Carlos Enríquez (Cuban 1900-1957)
Carlos Enríquez (Cuban 1900-1957)

Carrera de caballos

Carlos Enríquez (Cuban 1900-1957)
Carrera de caballos
signed and dated 'C Enriquez 53' (lower right)
oil on canvas
23¾ x 28¾ in. (60 x 73 cm.)
Painted in 1953.
Private collection, New York.
Ramos collection, Miami.
Ruben and Tahyra Alvarez collection, Miami.
Acquired from the above by the present owner.
J. A. Martínez, Carlos Enríquez: The Painter of Cuban Ballads, Miami, Cernuda Art, 2010, p. 227 (illustrated in color).
Z. C. Sardiñas, exhibition catalogue, Great Masters of Cuban Art: 1800-1958, Daytona Beach, Museum of Arts and Sciences, 2009, p. 246 (illustrated in color).
Daytona Beach, Museum of Arts and Sciences, Great Masters of Cuban Art: 1800-1958, 7 December 2007 - 1 September 2008.

Lot Essay

Carlos Enríquez Gómez was born in the provincial town of Zulueta, province of Las Villas, to a physician father and a housewife mother. He was raised in a bourgeois family environment where he was the only male child with four sisters. Enríquez always placed great importance to both his birthplace and childhood in provincial Zulueta; in the landscape, life and customs of rural Cuba he would find the central subjects of his art.
Enríquez, together with Victor Manuel, Eduardo Abela, Antonio Gattorno, Amelia Peláez and Fidelio Ponce, belongs to the first generation of modernist painters in Cuba. There is no doubt that Enríquez, with Peláez and Ponce, is one of the most original artists in this group.
Enríquez studied High School in Candler College, an American Methodist private school in Havana. There he met his lifelong friend and future fellow artist Marcelo Pogolotti, and made drawings that served as illustrations for the school's magazine. In 1920 he was sent to Philadelphia to study at the Curtis Business School. After completing his studies there, he studied during the summer of 1924 at the Pennsylvania Academy of Fine Arts. This was the extent of his formal education. A return to Havana with an American wife (the painter Alice Neel), life in New York and stays in Paris and Madrid did the rest. By the time he returned to Havana in late 1933 he had been exposed to the great tradition of Western painting (such as El Greco, Zurbarán, Velázquez and Goya) as well as the latest manifestations of the modern, in particular expressionism, Dada and surrealism. His mature style, which developed in the 1930s, consists of fluid lines and transparent overlapping forms held together by an intense and at times febrile use of color.

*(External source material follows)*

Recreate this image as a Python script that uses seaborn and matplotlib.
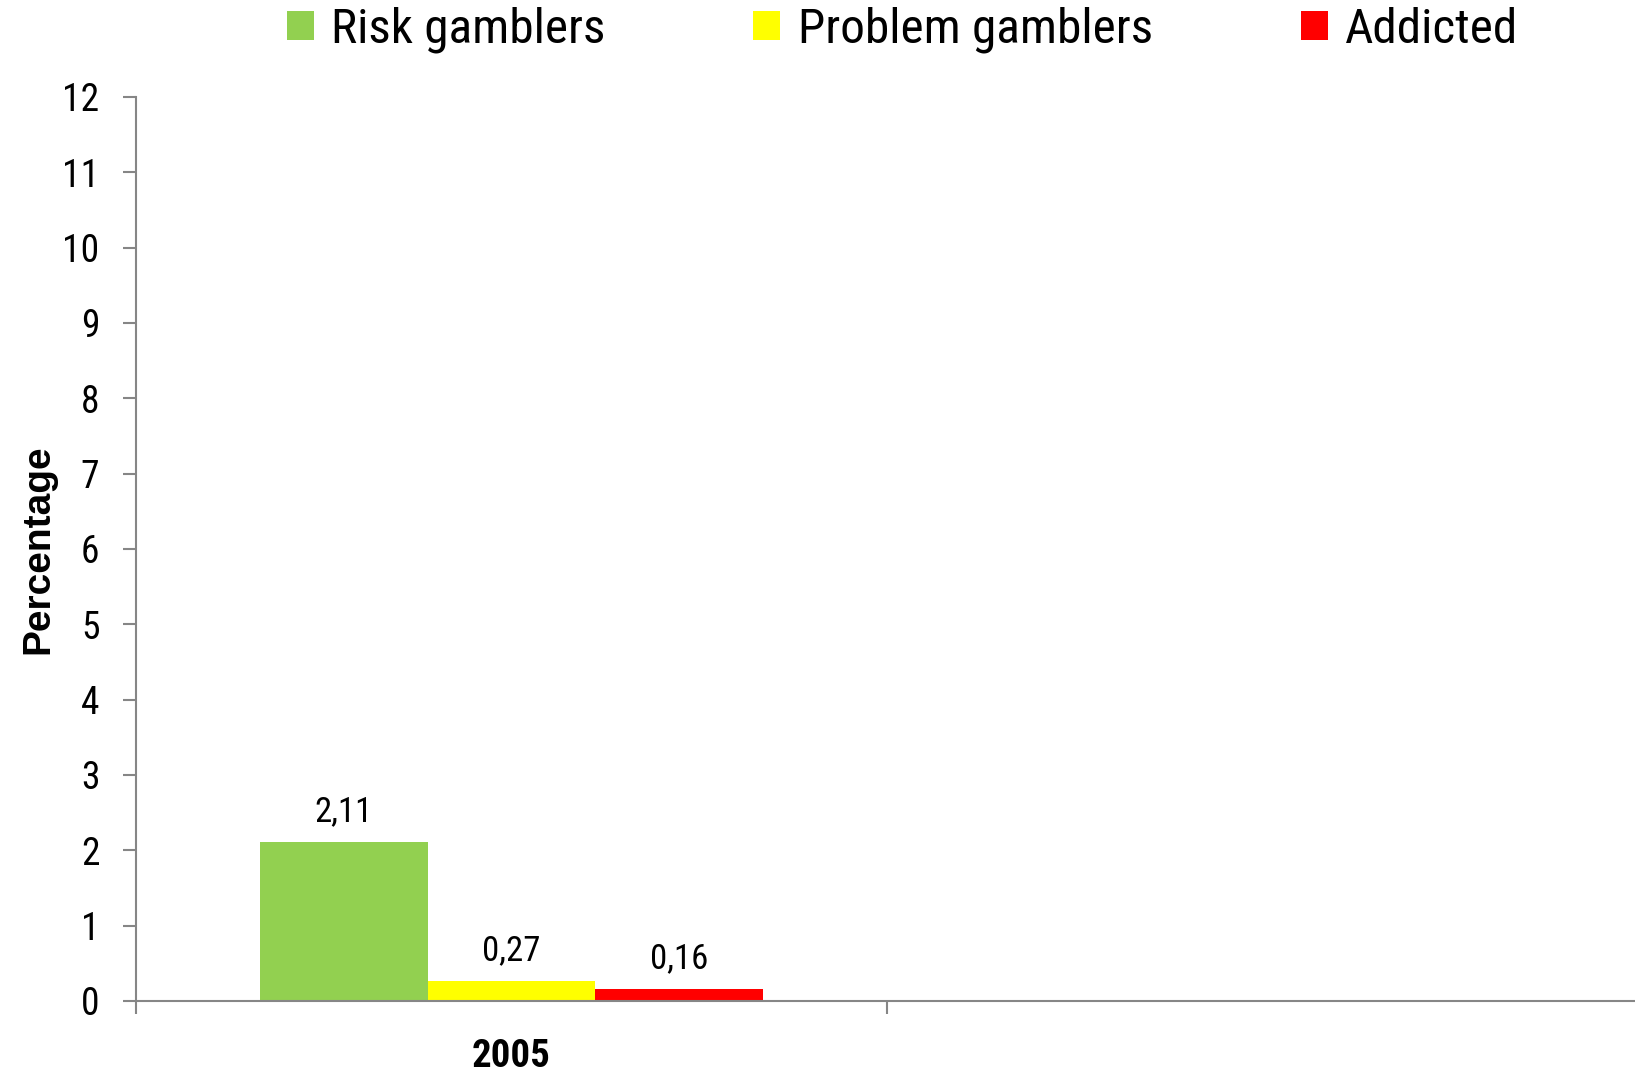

One of the principal subjects of Enríquez's art is the horse and horse and rider placed within a violent landscape. When Enríquez's work was included in The Museum of Modern Art's 1944 exhibition "Modern Cuban Painters," Alfred H. Barr, Jr. wrote:

There is little reserve and no still life in the volatile art of Carlos Enríquez. He suggests the legendary violence and sensuality of his country by fusing desperados, galloping horses, figures of women, and the windy, rolling Cuban landscape into tornados of iridescent color.(1)

Art historian Juan A. Martínez has written in his monograph on the artist:
Enríquez's life-long fascination with horses can also be traced to his childhood in Zulueta. Horses were much a part of everyday life in Cuban rural towns, serving as the main mode of transportation, at times as beasts of burden, and in some cases used by the rider to show off his masculinity. Enríquez began to ride horses as a child in Zulueta and continued upon his return to Cuba in 1934.(2)
Carrera de Caballos, painted five years before his death in 1957, continues to explore his equestrian obsession, yet belongs to the artist's late style. Other important horse-themed works from this decade include Caballos y Mujer, Caballo Huyendo del Fuego, Vortex and Caballos Salvajes. For Enríquez, like for the romantic painters of the 19th century, the horse is a symbol of nature, of strength and virility. In Carrera de Caballos the horses are domesticated by the guajiro riders, and in turn become an extension of their machismo. The horses, whose colors reflect the orange, brown and green of the landscape, race across the land and against the wind. Behind them, soft green hills contain palm trees waving against a thickly painted sky, where the clouds resemble breasts or buttocks. The painting possesses a lyrical desperation where the riders race against each other in a landscape that evokes female sensuality.

Alejandro Anreus, Ph.D.

1) A. H. Barr, Jr., "Modern Cuban Painters," New York, Museum of Modern Art bulletin, April 1944, p. 4.
2) J. A. Martínez, Carlos Enríquez: The Painter of Cuban Ballads, Coral Gables, Cernuda Arte, 2010, p. 27.